Charts and diagrams as code
___

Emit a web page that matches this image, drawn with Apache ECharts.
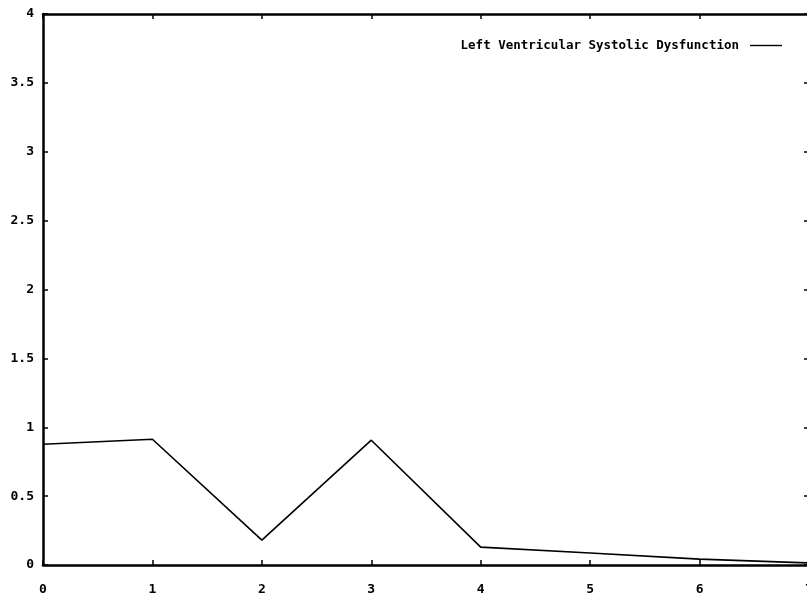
<!DOCTYPE html>
<html>
<head>
<meta charset="utf-8">
<script src="https://cdn.jsdelivr.net/npm/echarts@6/dist/echarts.min.js"></script>
<style>
html,body{margin:0;padding:0;background:#fff;}
#chart{width:807px;height:599px;}
</style>
</head>
<body>
<div id="chart"></div>
<script>
var seriesName = 'Left Ventricular Systolic Dysfunction';
var xValues = [0, 1, 2, 3, 4, 5, 6, 7];
var yValues = [0.877, 0.913, 0.18, 0.906, 0.13, 0.087, 0.043, 0.015];

var font = 'DejaVu Sans Mono';
var points = xValues.map(function(x, i){ return [x, yValues[i]]; });

var chart = echarts.init(document.getElementById('chart'));
chart.setOption({
	backgroundColor:'#fff',
	animation:false,
	grid:{
		left:43,
		right:-2,
		top:14,
		bottom:34,
		outerBoundsMode:'none',
		containLabel:false
	},
	legend:{
		data:[{name:seriesName, icon:'path://M0,0H32V1.4H0Z'}],
		right:20,
		top:34,
		align:'right',
		itemWidth:32,
		itemHeight:2,
		itemGap:0,
		textStyle:{fontFamily:font, fontSize:12.5, fontWeight:'bold', color:'#000', padding:[0,6,0,0]}
	},
	xAxis:[{
		type:'value',
		min:0, max:7, interval:1,
		axisLine:{show:true, onZero:false, lineStyle:{color:'#000', width:2.5}},
		axisTick:{show:true, inside:true, length:5, lineStyle:{color:'#000', width:1.5}},
		splitLine:{show:false},
		axisLabel:{fontFamily:font, fontSize:13, fontWeight:'bold', color:'#000', margin:18}
	},{
		type:'value',
		position:'top',
		min:0, max:7, interval:1,
		axisLine:{show:true, onZero:false, lineStyle:{color:'#000', width:2.5}},
		axisTick:{show:true, inside:true, length:5, lineStyle:{color:'#000', width:1.5}},
		splitLine:{show:false},
		axisLabel:{show:false}
	}],
	yAxis:[{
		type:'value',
		min:0, max:4, interval:0.5,
		axisLine:{show:true, onZero:false, lineStyle:{color:'#000', width:2.5}},
		axisTick:{show:true, inside:true, length:5, lineStyle:{color:'#000', width:1.5}},
		splitLine:{show:false},
		axisLabel:{fontFamily:font, fontSize:13, fontWeight:'bold', color:'#000', margin:9}
	},{
		type:'value',
		position:'right',
		min:0, max:4, interval:0.5,
		axisLine:{show:false, onZero:false},
		axisTick:{show:true, inside:true, length:5, lineStyle:{color:'#000', width:1.5}},
		splitLine:{show:false},
		axisLabel:{show:false}
	}],
	series:[{
		name:seriesName,
		type:'line',
		data:points,
		symbol:'none',
		lineStyle:{color:'#000', width:1.6},
		itemStyle:{color:'#000'}
	}]
});
</script>
</body>
</html>
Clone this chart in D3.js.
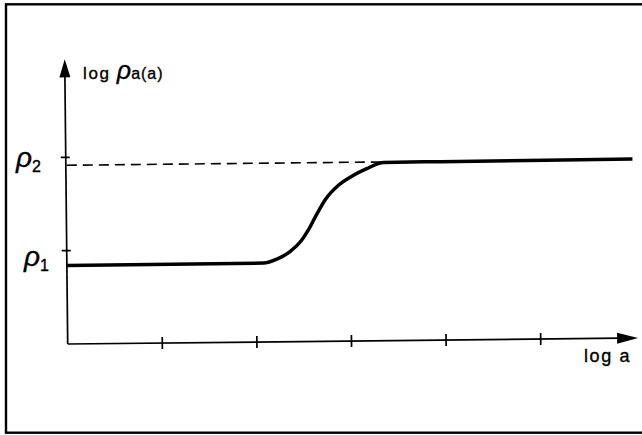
<!DOCTYPE html>
<html>
<head>
<meta charset="utf-8">
<script src="https://cdn.jsdelivr.net/npm/d3@7"></script>
<style>
  html, body { margin: 0; padding: 0; background: #fff; }
  svg { display: block; }
  text { font-family: "Liberation Sans", Arial, sans-serif; fill: #000; stroke: #000; stroke-width: 0.35; }
</style>
</head>
<body>
<svg id="chart" width="642" height="435"></svg>
<script>
// ---- data (log a units on x, log rho_a in units where rho1 = 1, rho2 = 2) ----
const curveX = [0, 2.08, 2.22, 2.36, 2.48, 2.56, 2.64, 2.74, 2.88, 3.03, 3.18, 3.36, 3.96, 5.99];
const curveY = [0.84, 0.845, 0.885, 0.965, 1.08, 1.2, 1.35, 1.52, 1.67, 1.77, 1.845, 1.91, 1.912, 1.92];
const asymptoteX = [0, 3.36];
const asymptoteY = 1.915;
const xTicks = [1, 2, 3, 4, 5];
const yTicks = [1, 2];
const yTickLabels = ["1", "2"];
const xAxisMax = 6.03;
const yAxisMax = 3.05;

const svg = d3.select("#chart");

// frame (right side is cropped off in the reference)
svg.append("rect")
  .attr("x", 6).attr("y", 4.3)
  .attr("width", 700).attr("height", 428.4)
  .attr("fill", "none").attr("stroke", "#000").attr("stroke-width", 2.4);

const origin = [67.7, 344];
const x = d3.scaleLinear().domain([0, 6]).range([0, 567.6]);
const y = d3.scaleLinear().domain([0, 3]).range([0, -280]);

const g = svg.append("g")
  .attr("transform", `translate(${origin[0]},${origin[1]}) rotate(-0.6)`);

// axes
g.append("line").attr("x1", 0).attr("y1", 0).attr("x2", x(xAxisMax) - 18).attr("y2", 0)
  .attr("stroke", "#000").attr("stroke-width", 1.7);
g.append("line").attr("x1", 0).attr("y1", 0).attr("x2", 0).attr("y2", y(yAxisMax) + 16)
  .attr("stroke", "#000").attr("stroke-width", 1.7);

// arrowheads
const xa = x(xAxisMax);
g.append("path").attr("d", `M${xa},0 L${xa - 21},-5.5 L${xa - 21},5.5 Z`).attr("fill", "#000");
const ya = y(yAxisMax);
g.append("path").attr("d", `M0,${ya} L-5.5,${ya + 18} L5.5,${ya + 18} Z`).attr("fill", "#000");

// x ticks (crossing)
g.selectAll(".xt").data(xTicks).join("line")
  .attr("x1", d => x(d)).attr("x2", d => x(d))
  .attr("y1", -6).attr("y2", 6)
  .attr("stroke", "#000").attr("stroke-width", 1.7);

// y ticks (crossing)
g.selectAll(".yt").data(yTicks).join("line")
  .attr("x1", -5).attr("x2", 4)
  .attr("y1", d => y(d)).attr("y2", d => y(d))
  .attr("stroke", "#000").attr("stroke-width", 1.7);

// dashed asymptote
g.append("line")
  .attr("x1", x(asymptoteX[0]) + 1).attr("x2", x(asymptoteX[1]))
  .attr("y1", y(asymptoteY)).attr("y2", y(asymptoteY))
  .attr("stroke", "#000").attr("stroke-width", 1.6)
  .attr("stroke-dasharray", "10,6");

// curve
const pts = curveX.map((v, i) => [v, curveY[i]]);
const line = d3.line().x(d => x(d[0])).y(d => y(d[1])).curve(d3.curveMonotoneX);
g.append("path").attr("d", line(pts))
  .attr("fill", "none").attr("stroke", "#000").attr("stroke-width", 3.5)
  .attr("stroke-linejoin", "round");

// y tick labels rho_1, rho_2
const labPos = [[24, 266], [16, 167]];
yTickLabels.forEach((s, i) => {
  const t = svg.append("text").attr("x", labPos[i][0]).attr("y", labPos[i][1]);
  t.append("tspan").attr("font-size", 28).attr("font-style", "italic").text("ρ");
  t.append("tspan").attr("font-size", 16).attr("dy", 5).text(s);
});

// axis titles
const yt = svg.append("text").attr("x", 83).attr("y", 79);
yt.append("tspan").attr("font-size", 17).attr("letter-spacing", 1.6).text("log ");
yt.append("tspan").attr("font-size", 25).attr("font-style", "italic").text("ρ");
yt.append("tspan").attr("font-size", 16).attr("letter-spacing", 1).text("a(a)");

svg.append("text").attr("x", 584).attr("y", 362)
  .attr("font-size", 18).attr("letter-spacing", 1.6).text("log a");
</script>
</body>
</html>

___

#### PROBLEM REQUIREMENTS
Every line from the top of the material above through the line with "return [x, yValues[i]];" should be duplicated exactly, please; leave out the pictures.

#### THE ANSWER
Emit a web page that matches this image, drawn with Apache ECharts.
<!DOCTYPE html>
<html>
<head>
<meta charset="utf-8">
<script src="https://cdn.jsdelivr.net/npm/echarts@6/dist/echarts.min.js"></script>
<style>
html,body{margin:0;padding:0;background:#fff;}
#chart{width:807px;height:599px;}
</style>
</head>
<body>
<div id="chart"></div>
<script>
var seriesName = 'Left Ventricular Systolic Dysfunction';
var xValues = [0, 1, 2, 3, 4, 5, 6, 7];
var yValues = [0.877, 0.913, 0.18, 0.906, 0.13, 0.087, 0.043, 0.015];

var font = 'DejaVu Sans Mono';
var points = xValues.map(function(x, i){ return [x, yValues[i]]; });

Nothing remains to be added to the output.